Fast forward to last Thursday night. Now let me state for the record hand on heart that Howard, our question master on the night, does a good quiz. He’s one of our semi regulars, and hasn’t done one for a while, but when he does it’s a good’un. The last question in round two was “In which county would you find Plumpton racecourse ? “ I gave it a second’s thought, and then the answers – “Plumpton – near Lewes – East Sussex “ popped into my head. So we put it down. The answer was given as “Sussex” and I began congratulating myself. Don’t get me wrong, I like getting any question right, but there’s a special satisfaction in answering something you’ve specifically learned, which you would not have otherwise known. Cue the scores being read out, and we were given one less point than I had thought. I queried it, and was told that he wasn’t allowing East Sussex. It wasn’t the answer he had down on his answer sheet. Sussex was. Being QM myself oft times I should have shut up and sat down there and chalked it up as Just Another Of Those Things. It was, after all, just a social quiz ( I can’t believe that I just wrote that. ) But I couldn’t. I didn’t point out to him that really and truly Sussex does not exist as one county any more. Sussex is actually two counties – West and East. I can’t really remember what his justification was, but I could feel myself getting frustrated, so I told him he was being ridiculous by refusing the point for us being too specific in giving a correct answer, and went off to the gents. What fristrated me was that , lets say it had been the other way round. Suppose the answer given was "East Sussex" and a team had written down "Sussex". Personally I would probably award them the point , because you always err on the side of generosity in a social quiz. But if they had been refused the point, then there would have been some sense of logic behind it. Harsh, yes, but correct. But it doesn't work in reverse.

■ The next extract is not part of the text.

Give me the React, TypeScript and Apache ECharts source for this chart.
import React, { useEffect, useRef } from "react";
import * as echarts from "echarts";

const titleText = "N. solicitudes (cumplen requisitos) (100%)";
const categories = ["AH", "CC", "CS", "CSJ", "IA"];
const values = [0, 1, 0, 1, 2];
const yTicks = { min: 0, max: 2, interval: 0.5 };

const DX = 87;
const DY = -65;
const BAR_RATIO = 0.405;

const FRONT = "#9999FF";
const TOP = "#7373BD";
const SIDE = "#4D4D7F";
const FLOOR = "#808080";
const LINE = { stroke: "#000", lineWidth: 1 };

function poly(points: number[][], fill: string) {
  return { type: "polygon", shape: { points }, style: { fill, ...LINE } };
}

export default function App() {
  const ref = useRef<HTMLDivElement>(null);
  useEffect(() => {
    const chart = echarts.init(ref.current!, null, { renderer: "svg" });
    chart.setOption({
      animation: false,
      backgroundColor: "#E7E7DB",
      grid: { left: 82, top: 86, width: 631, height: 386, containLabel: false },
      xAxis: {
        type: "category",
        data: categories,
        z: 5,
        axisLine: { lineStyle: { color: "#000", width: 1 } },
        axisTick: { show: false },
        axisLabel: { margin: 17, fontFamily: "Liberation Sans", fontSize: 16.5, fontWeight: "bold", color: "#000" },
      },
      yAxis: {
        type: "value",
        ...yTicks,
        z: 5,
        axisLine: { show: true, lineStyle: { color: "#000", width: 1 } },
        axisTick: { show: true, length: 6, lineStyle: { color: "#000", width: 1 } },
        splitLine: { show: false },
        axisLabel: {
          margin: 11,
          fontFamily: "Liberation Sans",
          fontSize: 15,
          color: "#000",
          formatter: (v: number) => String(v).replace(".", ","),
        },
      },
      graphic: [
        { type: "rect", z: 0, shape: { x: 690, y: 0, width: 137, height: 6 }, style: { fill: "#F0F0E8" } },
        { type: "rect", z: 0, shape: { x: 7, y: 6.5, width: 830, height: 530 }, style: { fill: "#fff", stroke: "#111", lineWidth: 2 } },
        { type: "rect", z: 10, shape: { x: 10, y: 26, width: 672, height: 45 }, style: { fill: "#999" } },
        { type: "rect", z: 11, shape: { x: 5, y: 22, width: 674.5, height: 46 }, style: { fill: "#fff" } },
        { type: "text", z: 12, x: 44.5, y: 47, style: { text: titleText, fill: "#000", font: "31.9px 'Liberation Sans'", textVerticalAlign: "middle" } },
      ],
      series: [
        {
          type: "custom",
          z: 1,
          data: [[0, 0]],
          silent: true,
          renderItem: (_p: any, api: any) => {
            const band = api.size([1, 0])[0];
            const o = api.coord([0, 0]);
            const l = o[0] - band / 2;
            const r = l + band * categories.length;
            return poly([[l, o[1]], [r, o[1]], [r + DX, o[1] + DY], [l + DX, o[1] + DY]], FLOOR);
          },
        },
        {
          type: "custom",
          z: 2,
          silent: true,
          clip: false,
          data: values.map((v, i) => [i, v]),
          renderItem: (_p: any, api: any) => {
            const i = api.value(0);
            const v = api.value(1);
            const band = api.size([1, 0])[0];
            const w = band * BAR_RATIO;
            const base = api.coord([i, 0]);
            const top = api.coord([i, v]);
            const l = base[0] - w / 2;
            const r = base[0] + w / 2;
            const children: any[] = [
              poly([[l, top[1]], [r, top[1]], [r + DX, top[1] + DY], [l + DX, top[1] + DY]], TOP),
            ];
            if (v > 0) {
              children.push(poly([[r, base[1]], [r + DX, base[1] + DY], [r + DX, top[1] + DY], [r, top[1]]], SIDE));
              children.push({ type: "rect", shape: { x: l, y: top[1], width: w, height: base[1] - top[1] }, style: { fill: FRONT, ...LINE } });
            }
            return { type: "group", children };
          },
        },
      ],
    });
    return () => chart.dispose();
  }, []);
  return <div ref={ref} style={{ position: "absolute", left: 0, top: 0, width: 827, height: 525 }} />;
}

As it happened he came back after the next round and told us that he was going to give us the point anyway. Whether someone else had confirmed what I said, or whether he was just humouring the naughty boy – me – in order to shut him up, I wouldn’t like to say.

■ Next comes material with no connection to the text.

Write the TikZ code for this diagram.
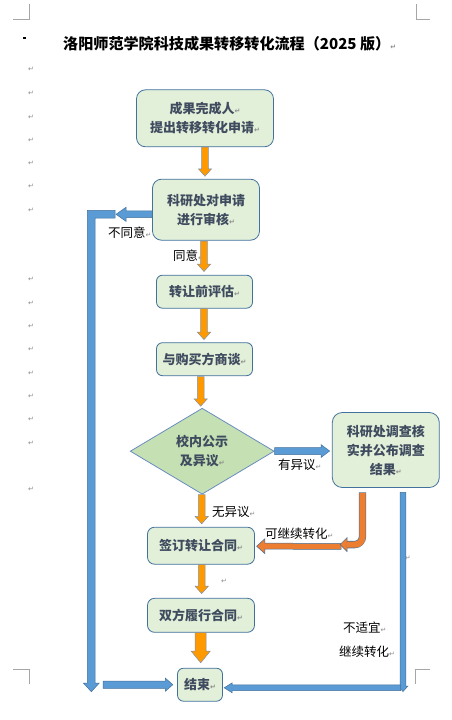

I didn’t feel particularly good about myself for making a fuss in the first place, I will admit. Still, it did strike me as an example of the relatively rare phenomenon of reverse pedantry. I don’t know if this is the correct technical term, or indeed whether there actually is a correct technical term, but it’s the thing which makes a QM reject a correct answer because it’s too specific.
The most glaring example I can think of was a few years ago. I can’t remember the exact wording, but it was something along the lines of ‘name the sport which appeared in the London Olympic Games in 1908, and didn’t reappear until 1924 in Chamonix’. Now, as it happened I did know the answer anyway. but if you stop to think for a minute that Chamonix was actually the first Winter Olympic Games, then you’ll be well on the way to getting it. The answer I put down was figure skating. The answer which the QM – who hasn’t been to the quiz for several years now – gave was ‘ice skating’. We were not given the point. The fact is that ice skating encompasses speed skating as well, whereas figure skating is what was actually contested. His reply – “No. My answer is ice skating. You have put figure skating. YOU are pedantic when you do a quiz, so I am being pedantic now !” Leaving aside the abuse, which, while other people might well agree has some validity behind it was rather unpleasant and unnecessary at the time, is it actually pedantry when you don’t accept an answer because it’s too specific ?
Obviously I don’t think that I’m pedantic. Well, I would say that wouldn’t I ? But when I do a quiz, especially for the club, I do always try to be guided by the principal of – if they obviously KNOW the answer, then you give them the point even if they haven’t quite hit the bullseye. I do confess that I still have a bit of a tendency to try to explain why some answers are wrong, and this is actually a bad habit, and has probably led to the accusation as much as perceived meanness over scoring my quizzes.